4. If a person, or their qualified descendants, receives restored citizenship under Article 116 par. 2 of the Basic Law (Grundgesetz), which states that former German citizens who between 30 January 1933, and 8 May 1945 were deprived of their German citizenship on political, racial, or religious grounds may re-invoke their citizenship (as if it had never been lost), and may hold dual (or multiple) citizenship. Such restored citizens need not have ever lived in Germany.
5. If a child born to a German parent acquires German citizenship and one or more other citizenships at birth, e.g., based on place of birth (birth in jus soli countries, mostly in the Americas) or descent from one parent (one German parent and one foreign parent). (Of course, the nationality and citizenship laws of the other countries of the child's citizenship(s) may or may not allow for multiple citizenships, and have their own declaration, selection, or retention requirements.)
6. Children born on or after 1 January 2000 to non-German parents acquire German citizenship at birth if at least one parent has a permanent residence permit (and has had this status for at least three years) and was residing in Germany for at least eight years prior to the child's birth. The child must have lived in Germany for at least eight years or attended school for six years before their 21st birthday. Non-EU- and non-Swiss-citizen parents born and grown up abroad cannot usually have dual citizenship themselves (but see Point 1).

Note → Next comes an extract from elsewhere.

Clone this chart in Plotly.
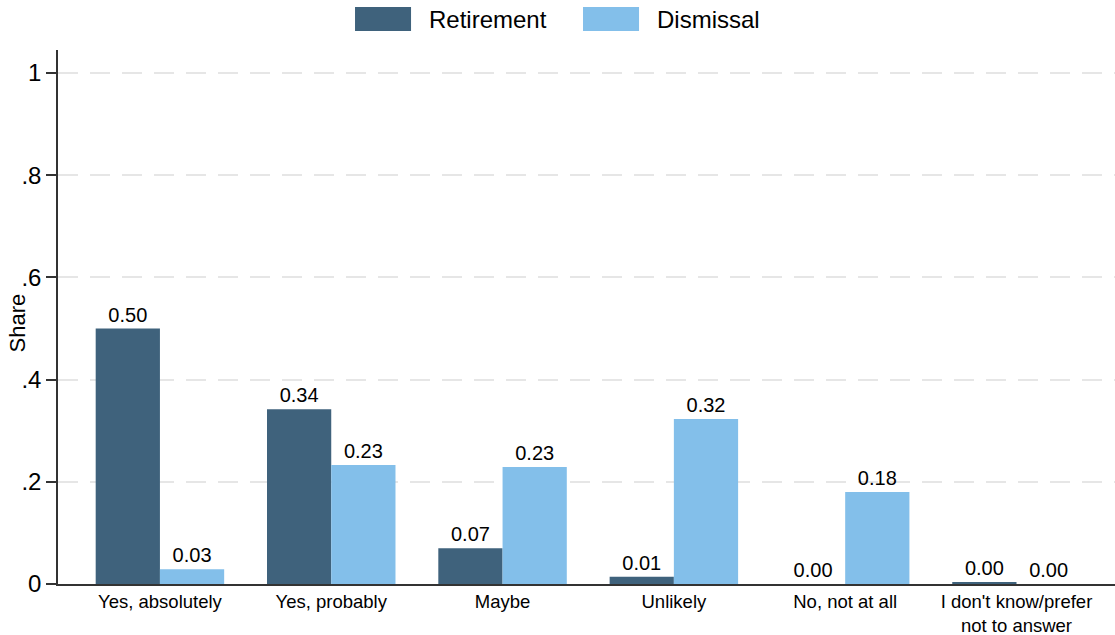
import plotly.graph_objects as go

# Data
categories = ["Yes, absolutely", "Yes, probably", "Maybe", "Unlikely",
              "No, not at all", "I don't know/prefer<br>not to answer"]
retirement = [0.500, 0.342, 0.070, 0.014, 0.000, 0.004]
dismissal = [0.029, 0.233, 0.229, 0.323, 0.180, 0.000]

y_ticks = [0, 0.2, 0.4, 0.6, 0.8, 1]
y_tick_labels = ["0", ".2", ".4", ".6", ".8", "1"]

FONT = "Arial, Liberation Sans, sans-serif"
C_RET = "#3f627c"
C_DIS = "#83bfea"

fig = go.Figure()

series = [("Retirement", retirement, C_RET), ("Dismissal", dismissal, C_DIS)]
for name, vals, col in series:
    fig.add_trace(go.Bar(
        x=categories, y=vals, name=name,
        marker=dict(color=col, line=dict(width=0)),
        texttemplate="%{y:.2f}", textposition="outside",
        textfont=dict(size=20, color="black"), cliponaxis=False,
        showlegend=False,
    ))

fig.update_layout(
    width=1115, height=635,
    barmode="group", bargap=0.25, bargroupgap=0,
    plot_bgcolor="white", paper_bgcolor="white",
    font=dict(family=FONT, color="black"),
    margin=dict(l=58, r=0, t=50, b=51, autoexpand=False),
)

# Stata-style legend with wide swatches above the plot
legend_x = [0.281, 0.4967]
for (name, vals, col), lx in zip(series, legend_x):
    fig.add_shape(type="rect", xref="paper", yref="paper",
                  x0=lx, x1=lx + 0.053, y0=1.0356, y1=1.0805,
                  fillcolor=col, line=dict(width=0))
    fig.add_annotation(text=name, xref="paper", yref="paper",
                       x=lx + 0.068, y=1.058, xanchor="left", yanchor="middle",
                       showarrow=False, font=dict(size=24))

fig.update_xaxes(
    range=[-0.595, 5.575], showline=True, linecolor="#333333", linewidth=1.5,
    ticks="", tickfont=dict(size=18.5), showgrid=False, zeroline=False,
    automargin=False,
)
fig.update_yaxes(
    range=[0, 1.045], tickvals=y_ticks, ticktext=y_tick_labels,
    showline=True, linecolor="#333333", linewidth=1.5,
    ticks="outside", ticklen=10, tickcolor="#333333", tickwidth=1.5,
    tickfont=dict(size=24),
    showgrid=True, gridcolor="#e6e6e6", gridwidth=1.5, griddash="20px,12px",
    zeroline=False, automargin=False,
)

# y axis title, placed like the original (overlapping the tick labels)
fig.add_annotation(
    text="Share", xref="paper", x=0, xshift=-41, xanchor="center",
    yref="y", y=0.51, yanchor="middle", textangle=-90,
    showarrow=False, font=dict(size=22),
)

# drop the browser's default body margin so the figure sits at the page corner
fig.write_html("out.html", config={"displayModeBar": False},
               post_script="document.body.style.margin='0';")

61% of people who naturalised as German citizens in 2017 who applied for permission to retain their original citizenship(s) under the hardship exception, were successful in obtaining approval to do so, including more than 81% of new German citizens from the Americas. However, it was only 17% for Turkish applicants in 2015.

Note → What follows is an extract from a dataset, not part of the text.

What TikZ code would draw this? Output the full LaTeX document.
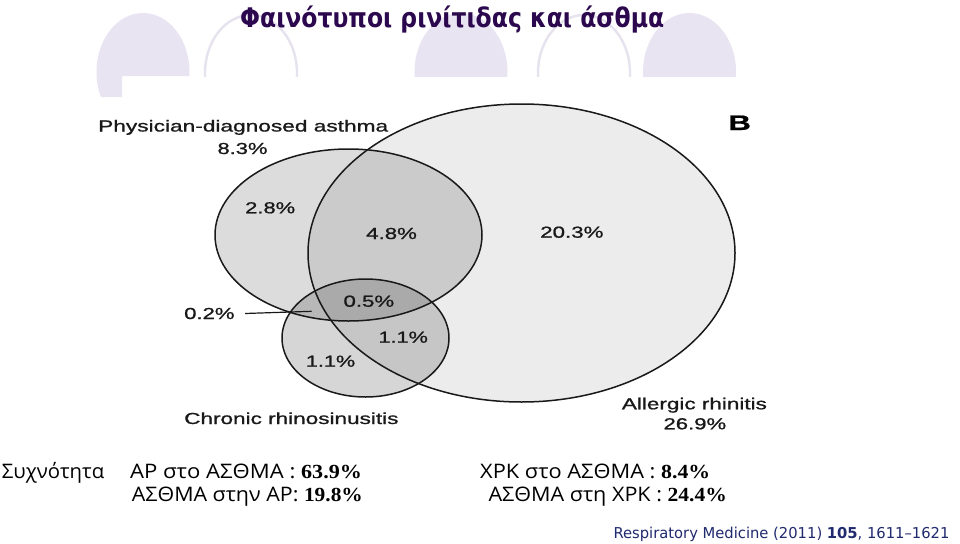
\documentclass[tikz,border=0pt]{standalone}
\usepackage{fontspec}
\usepackage{graphicx}
\setmainfont{Liberation Sans}
\newfontfamily\vennfont[FakeBold=0.9]{Liberation Sans}
\newfontfamily\titlefont{DejaVu Sans}
\newfontfamily\grkfont{Open Sans}
\newfontfamily\numfont{Liberation Serif}
\newfontfamily\reffont{DejaVu Sans}
\newcommand\fitw[2]{\resizebox{#1}{\height}{#2}}
\definecolor{lavfill}{RGB}{233,228,241}
\definecolor{lavring}{RGB}{230,226,238}
\definecolor{titlecol}{RGB}{44,8,78}
\definecolor{refcol}{RGB}{32,42,110}
\definecolor{vline}{RGB}{25,25,25}
\tikzset{
  vlab/.style={font={\vennfont\fontsize{16pt}{19pt}\selectfont}, inner sep=0pt, anchor=base west, text=black!90},
  grk/.style={font={\grkfont\fontsize{20pt}{24pt}\selectfont}, inner sep=0pt, anchor=base west, text=black},
  vset/.style={draw=vline, line width=1.5pt},
  lavshape/.style={fill=lavfill},
  lavoutline/.style={draw=lavring, line width=2.4pt},
}
\begin{document}
\begin{tikzpicture}[x=1pt,y=-1pt]
\useasboundingbox (0,0) rectangle (960,543);
\fill[white] (0,0) rectangle (960,543);
% decorations
\begin{scope}
  \clip (80,0) rectangle (200,76) (80,76) rectangle (122,97);
  \fill[lavshape] (143,72) ellipse [x radius=46.5pt, y radius=59pt];
\end{scope}
\begin{scope}
  \clip (180,0) rectangle (760,76);
  \draw[lavoutline] (251,73) ellipse [x radius=46pt, y radius=58pt];
  \fill[lavshape] (461,72) ellipse [x radius=46.5pt, y radius=59pt];
  \draw[lavoutline] (584,73) ellipse [x radius=46pt, y radius=58pt];
  \fill[lavshape] (689.5,72) ellipse [x radius=46.5pt, y radius=59pt];
\end{scope}
% title
\node[font={\titlefont\bfseries\fontsize{27pt}{30pt}\selectfont}, text=titlecol, inner sep=0pt, anchor=base west] (title) at (240,28) {\fitw{424pt}{Φαινότυποι ρινίτιδας και άσθμα}};
% venn fills
\fill[black, fill opacity=0.075] (521.5,253) ellipse [x radius=213.5pt, y radius=149pt];
\fill[black, fill opacity=0.137] (348.5,235) ellipse [x radius=133.5pt, y radius=86pt];
\fill[black, fill opacity=0.16] (365.5,338) ellipse [x radius=83.5pt, y radius=59pt];
% venn outlines
\draw[vset] (521.5,253) ellipse [x radius=213.5pt, y radius=149pt];
\draw[vset] (348.5,235) ellipse [x radius=133.5pt, y radius=86pt];
\draw[vset] (365.5,338) ellipse [x radius=83.5pt, y radius=59pt];
% venn labels
\node[vlab] (phys) at (98,131.5) {\fitw{290pt}{Physician-diagnosed asthma}};
\node[vlab] (p83) at (217.3,154) {\fitw{50pt}{8.3\%}};
\node[vlab] (p28) at (245,213.3) {\fitw{50pt}{2.8\%}};
\node[vlab] (p48) at (366,239) {\fitw{50.7pt}{4.8\%}};
\node[vlab] (p05) at (343.3,306.7) {\fitw{50.7pt}{0.5\%}};
\node[vlab] (p02) at (184,319) {\fitw{50.3pt}{0.2\%}};
\node[vlab] (p11a) at (378.3,342.7) {\fitw{49.4pt}{1.1\%}};
\node[vlab] (p11b) at (305.7,366.7) {\fitw{49.3pt}{1.1\%}};
\node[vlab] (crs) at (184,424) {\fitw{214.3pt}{Chronic rhinosinusitis}};
\node[vlab] (p203) at (540,237.7) {\fitw{63.3pt}{20.3\%}};
\node[vlab] (ar) at (621.7,409.3) {\fitw{145pt}{Allergic rhinitis}};
\node[vlab] (p269) at (663.3,429.3) {\fitw{62.7pt}{26.9\%}};
\node[vlab, font={\vennfont\bfseries\fontsize{21pt}{24pt}\selectfont}, text=black] (B) at (728.3,130) {\fitw{22.4pt}{B}};
\coordinate (crsA) at (311.7,311.3);
\draw[vline, line width=1.2pt] ([xshift=10.5pt]p02.east) -- (crsA);
% bottom texts
\node[grk] (syx) at (1.7,478.3) {\fitw{102.3pt}{Συχνότητα}};
\node[grk] (l1) at (130,478) {\fitw{231.7pt}{ΑΡ στο ΑΣΘΜΑ : {\numfont\bfseries 63.9\%}}};
\node[grk] (l2) at (131.7,501.7) {\fitw{231pt}{ΑΣΘΜΑ στην ΑΡ: {\numfont\bfseries 19.8\%}}};
\node[grk] (l3) at (480,478) {\fitw{230pt}{ΧΡΚ στο ΑΣΘΜΑ : {\numfont\bfseries 8.4\%}}};
\node[grk] (l4) at (488.3,501.7) {\fitw{238.4pt}{ΑΣΘΜΑ στη ΧΡΚ : {\numfont\bfseries 24.4\%}}};
\node[font={\reffont\fontsize{15pt}{18pt}\selectfont}, text=refcol, inner sep=0pt, anchor=base west] (ref) at (613.3,538.5) {\fitw{336pt}{Respiratory Medicine (2011) \textbf{105}, 1611–1621}};
\end{tikzpicture}
\end{document}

German citizens who acquire the citizenship of any country outside the EU or Switzerland had to first obtain a Beibehaltungsgenehmigung; otherwise, they would lose their German citizenship upon acquiring the foreign citizenship.

== Procedure ==
A Beibehaltungsgenehmigung was not granted automatically to everyone who applied, but only on a discretionary basis depending on the applicant's circumstances. The individual's personal, family and professional situation and public reputation was considered when deciding whether to grant the Beibehaltungsgenehmigung. A Beibehaltungsgenehmigung may be issued if the acquisition of the foreign citizenship along with the retention of German citizenship is justified by the applicant's personal and public situation and there were no compelling reasons why the application should be refused. The former German legal principle of avoidance of multiple citizenship had to be taken into consideration during the authorities’ decision-making process.

=== Grounds ===
The eligibility requirements for a Beibehaltungsgenehmigung were set out in law:

- It must be of compelling personal interest to the applicant to acquire the foreign citizenship. In particular, a "compelling interest" is deemed to exist if acquiring the foreign citizenship would prevent or eradicate considerable and sufficiently specific economic disadvantages, such as being unable to access a pension.
- The applicant would be considerably disadvantaged if they lost their German citizenship. Such disadvantages must go beyond merely administrative limitations, such as requiring a visa or losing the freedom of movement bestowed by a German passport.
- The foreign country must allow dual citizenship.

For applicants whose habitual place of residence was not in Germany, the granting of a Beibehaltungsgenehmigung depended primarily on whether the applicant's ties to Germany remained strong enough to justify holding dual citizenship. On the other hand, any compelling personal interests were less important to the decision.

=== Authority ===
German citizens whose registered place of residence was in Germany had to apply to their local citizenship authority.

German citizens whose habitual place of residence was not in Germany had apply to their local German embassy or consulate, which will forwarded the application to the Federal Office of Administration in Cologne.

====In practice====
Over 131,000 people naturalised as German citizens in 2022, with 74.2 per cent of them retaining their previous nationalities after being granted a Beibehaltungsgenehmigung. The amount of given exceptions varies widely from one non-EFTA country to another. For Brits it is 97.2%, whereas for Turks it is 7.5%, for Indians 4.3%.